I know that form of faith, from my years of being told I must have 'demon possession' because of mental illness, and the like. It doesn't have any personal hold over me anymore, but anytime someone offers to pray for my 'healing' (by which they usually mean praying that I'll stop undermining their belief that socially constructed norms are something that everyone can rely on forever), I get very pissed off. It's not too common in my extremely diverse church community, but I still come across variations on this theme. When feeling bold enough, I respond to such people that I'll be praying for them to realise that life is varied, non-standard and unpredictable, in all the diversity that God created. (Although too often I just mumble 'thanks' and limp away as quick as I can.)
I mean, I'm the daughter of two people who were so hurt by the Christian Church that they gave up on Christianity entirely, one becoming a Buddhist and the other a humanist. I know that Christians can be frustrating as hell (semi-pun intended). For me, that just makes me more determined to find a way to 'do' Christianity in a way that respects others' beliefs or lack of belief, while also being true to who I am. This is no small undertaking. Especially when I fell in love with an atheist from a very different culture than mine. But it's all good for my faith. Eventually!
You can all back away from the crazy lady now.
You express it more clearly and coherently than I could. Oh, and I too avoid petitional prayer, almost to the point of ridiculousness. To be honest, I don't always believe it has any effect, in any way we can understand. For me, the ritual of prayer (it's very ritualistic, in my form of Anglicanism, which is important to me) is far more about God changing my thinking than it is about me trying to talk to God. I get a bit nervous of approaching the deity too directly. I'm supposed to be trying, though, for confirmation class. Hmm, really ought to be doing more of that before I actually get confirmed.
Edited several times. Must learn to read before posting.
This is pretty freaking brilliant. Did you come up with it by yourself?
Yeah. I used to listen to music and sing along as a way to de-stress and calm myself down, and then I noticed that I always started by having to think a lot about the phrasing and messing up a lot of things, but by the time I got to the end of an album, it was much less difficult, and the effect would carry over into regular speaking for at least a little while. It doesn't last long, though, and in order to keep it going for a little while, I usually have to kind of run the songs through my head while breathing as if I were singing them, until it's my turn to talk.
I used to recite the Lord's prayer often at the appopriate time and place. I was never praying. Just going along with the flow until I got ornery/old/resilient enough to stand there silently.

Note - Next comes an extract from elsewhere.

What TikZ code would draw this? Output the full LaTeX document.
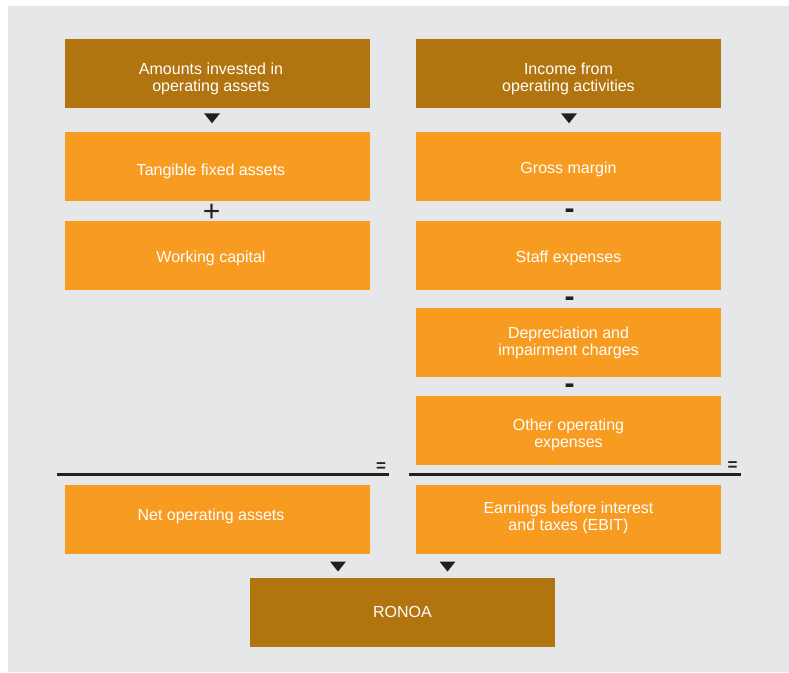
\documentclass[tikz,border=0pt]{standalone}
\usepackage{fontspec}
\setmainfont{Liberation Sans}
\usetikzlibrary{positioning}
\definecolor{bgGray}{HTML}{E6E7E8}
\definecolor{darkGold}{HTML}{B1740F}
\definecolor{brightOrange}{HTML}{F89B21}
\definecolor{signBlack}{HTML}{231F20}

\begin{document}
\begin{tikzpicture}[
    % one unit = one pixel of the reference, y runs downwards
    x=1pt, y=-1pt,
    box/.style={rectangle, inner sep=0pt, outer sep=0pt, minimum width=305pt, minimum height=69pt},
    headbox/.style={box, fill=darkGold},
    itembox/.style={box, fill=brightOrange},
    boxtext/.style={text=white, align=center, inner sep=0pt, font=\fontsize{16}{17}\selectfont},
    lefttext/.style 2 args={label={[boxtext, xshift=-6.5pt, yshift=#2]center:#1}},
    righttext/.style 2 args={label={[boxtext, yshift=#2]center:#1}},
    plussign/.style={text=signBlack, inner sep=0pt, font=\fontsize{30}{30}\selectfont},
    minussign/.style={text=signBlack, inner sep=0pt, font=\bfseries\fontsize{30}{30}\selectfont},
    eqsign/.style={text=signBlack, inner sep=0pt, font=\bfseries\fontsize{17}{17}\selectfont},
    marker/.style={fill=signBlack},
    sumrule/.style={draw=signBlack, line width=2.7pt}
]

    % Background and margins
    \useasboundingbox (0,0) rectangle (789,672);
    \fill[bgGray] (8,6) rectangle (789,672);

    % Right column
    \node[headbox, righttext={Income from\\operating activities}{-5.8pt}] (income) at (568.5,73.5) {};
    \node[itembox, below=24pt of income, righttext={Gross margin}{-3.2pt}] (gross) {};
    \node[itembox, below=20pt of gross, righttext={Staff expenses}{-3pt}] (staff) {};
    \node[itembox, below=18pt of staff, righttext={Depreciation and\\impairment charges}{-0.8pt}] (depreciation) {};
    \node[itembox, below=19pt of depreciation, righttext={Other operating\\expenses}{-4.5pt}] (other) {};
    \node[itembox, below=20pt of other, righttext={Earnings before interest\\and taxes (EBIT)}{1.2pt}] (ebit) {};

    % Left column
    \node[headbox, left=46pt of income, lefttext={Amounts invested in\\operating assets}{-5.8pt}] (amounts) {};
    \node[itembox, left=46pt of gross, lefttext={Tangible fixed assets}{-5.3pt}] (tangible) {};
    \node[itembox, below=20pt of tangible, lefttext={Working capital}{-3pt}] (working) {};
    \node[itembox, left=46pt of ebit, lefttext={Net operating assets}{2.7pt}] (netassets) {};

    % Result
    \node[headbox, righttext={RONOA}{0pt}] (ronoa) at (402.5,612) {};

    % Signs between the boxes
    \node[plussign] (plus) at (211.7,213) {+};
    \node[minussign] (minusA) at (569.5,213.8) {-};
    \node[minussign] (minusB) at (569.5,301.5) {-};
    \node[minussign] (minusC) at (569.5,389.2) {-};
    \node[eqsign] (eqLeft) at (381,467) {=};
    \node[eqsign] (eqRight) at (732.5,466) {=};

    % Sum rules
    \coordinate (ruleLeftA) at (57,474.3);
    \coordinate (ruleLeftB) at (389,474.3);
    \coordinate (ruleRightA) at (409,474.3);
    \coordinate (ruleRightB) at (741,474.3);
    \draw[sumrule] (ruleLeftA) -- (ruleLeftB);
    \draw[sumrule] (ruleRightA) -- (ruleRightB);

    % Downward markers
    \coordinate (amountsMark) at (212,118.3);
    \coordinate (incomeMark) at (569,118.3);
    \coordinate (netMark) at (338,566.5);
    \coordinate (ebitMark) at (447.5,566.5);
    \foreach \m in {amountsMark, incomeMark, netMark, ebitMark}
        \fill[marker] (\m) ++(-8,-5) -- ++(16,0) -- ++(-8,10) -- cycle;

\end{tikzpicture}
\end{document}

This is where I see religious practice being very close to magical practice. Standing with a bunch of people chanting the Lord's Prayer is no different, to my mind, to people standing in a circle chanting an invocation to the Goddess. A power is being invoked, and it may go nowhere resembling the ear of a diety, but directed purpose and awareness is there.
Yeah, I really hope no one is feeling piled on or not listened to in this.
In this sense, belief is acceptance of something as true that is unseen and unprovable;
And religion is the only thing I can think of where the general thinking is "and that's okay." Regardless of your take on why that is or if it's good, bad, or indifferent, I think it's at the heart of why this conversation is so hard to have. Because most of the words we use to discuss things that are not or cannot be proven or demonstrated, and yet are asked to take as fact (or real or something non-judgy, please)
do
have a negative connotation, in varying degrees. So then we try to shift them over to this discussion and things that are meant neutrally or questioningly come across as far more pointed and direct than they ought, on both ends, I think.